From Mamae, my stepmother, she put me up on the pump organ and I wasn’t tall enough, I could only get one foot down to peddle. She showed me the boogie woogie, and that’s what got me started.
Were your ideas more out of desperation or do you really enjoy the process of doing something nobody else is doing?
I went a year and a half to college and I wanted to be a scientist, the reason was I thought a person shouldn’t age or grow old. I thought that if I could come up with this, being a black man it would be taken from me, so I decided to be a musician. They seemed to accept me in a higher class because of my music.
What other ideas did you have along the way that you’d like to share?
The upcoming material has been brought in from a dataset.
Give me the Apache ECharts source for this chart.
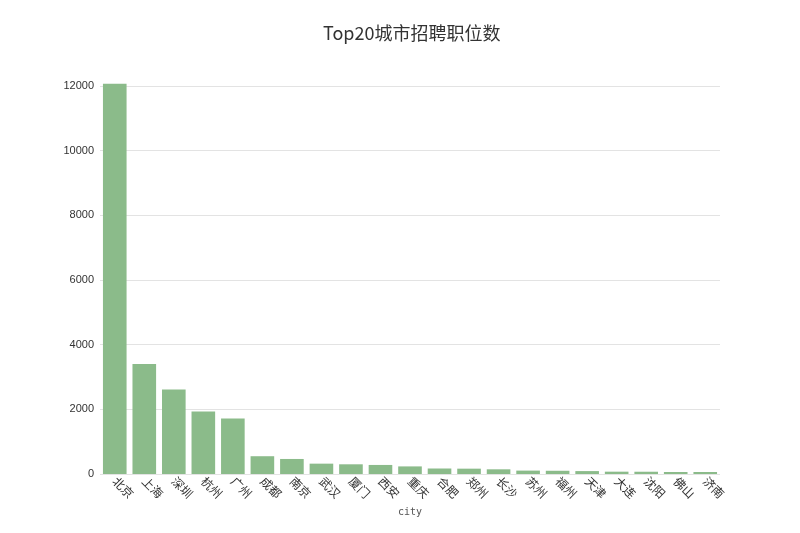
<!DOCTYPE html>
<html><head><meta charset="utf-8">
<script src="https://cdn.jsdelivr.net/npm/echarts@6/dist/echarts.min.js"></script>
<style>html,body{margin:0;padding:0;background:#fff}#c{width:800px;height:533px}</style>
</head><body><div id="c"></div>
<script>
const cities = ['北京','上海','深圳','杭州','广州','成都','南京','武汉','厦门','西安','重庆','合肥','郑州','长沙','苏州','福州','天津','大连','沈阳','佛山','济南'];
const counts = [12070,3400,2610,1930,1720,550,465,320,300,280,235,170,165,145,105,100,90,72,70,62,62];
const yTicks = [0,2000,4000,6000,8000,10000,12000];
const chart = echarts.init(document.getElementById('c'));
chart.setOption({
  animation:false,
  title:{text:'Top20城市招聘职位数',left:318,top:19,textStyle:{fontSize:18,fontWeight:'normal',color:'#333',fontFamily:'Noto Sans CJK SC'}},
  grid:{left:100,right:80,top:86,bottom:59},
  xAxis:{type:'category',data:cities,name:'city',nameLocation:'middle',nameGap:33,
    nameTextStyle:{fontSize:10,color:'#555',fontFamily:'DejaVu Sans Mono'},
    axisLine:{show:false},axisTick:{show:false},
    axisLabel:{rotate:-45,fontSize:12,color:'#333',margin:5,interval:0,fontFamily:'Noto Sans CJK SC'}},
  yAxis:{type:'value',min:yTicks[0],max:yTicks[yTicks.length-1],interval:2000,
    axisLine:{show:false},axisTick:{show:false},
    axisLabel:{fontSize:11,color:'#333',margin:6,formatter:v=>String(v)},
    splitLine:{lineStyle:{color:'#e3e3e3'}}},
  series:[{type:'bar',data:counts,clip:false,barCategoryGap:'20%',itemStyle:{color:'#8bbb8a'}}]
});
</script></body></html>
I always wanted to invent things to help people, I thought about how a car could be run on springs instead of the engines we have now. That way, we’d be free of gasoline.
You probably have more stories than most musicians, is there anything you’d like to share with our readers that you remember about playing with a very young Jimi Hendrix?
I remember Jimi standing on top of the jukebox in the club, playing with the guitar behind his head. In those days there were no wireless systems and the guitar cords were only about 6 feet long. Jimi strung a bunch of them together and would walk out the front door of the Del Morocco and played for the cars going by on the street. Jimi walked around all the time with his guitar, he had it on his back wherever he went. He was just a true musician.
Do you listen to any new music today and if so what artists do you most enjoy listening to?
I listen all over the radio to see what everybody got. I haven’t found anything to match what we did on this last record or the one before that.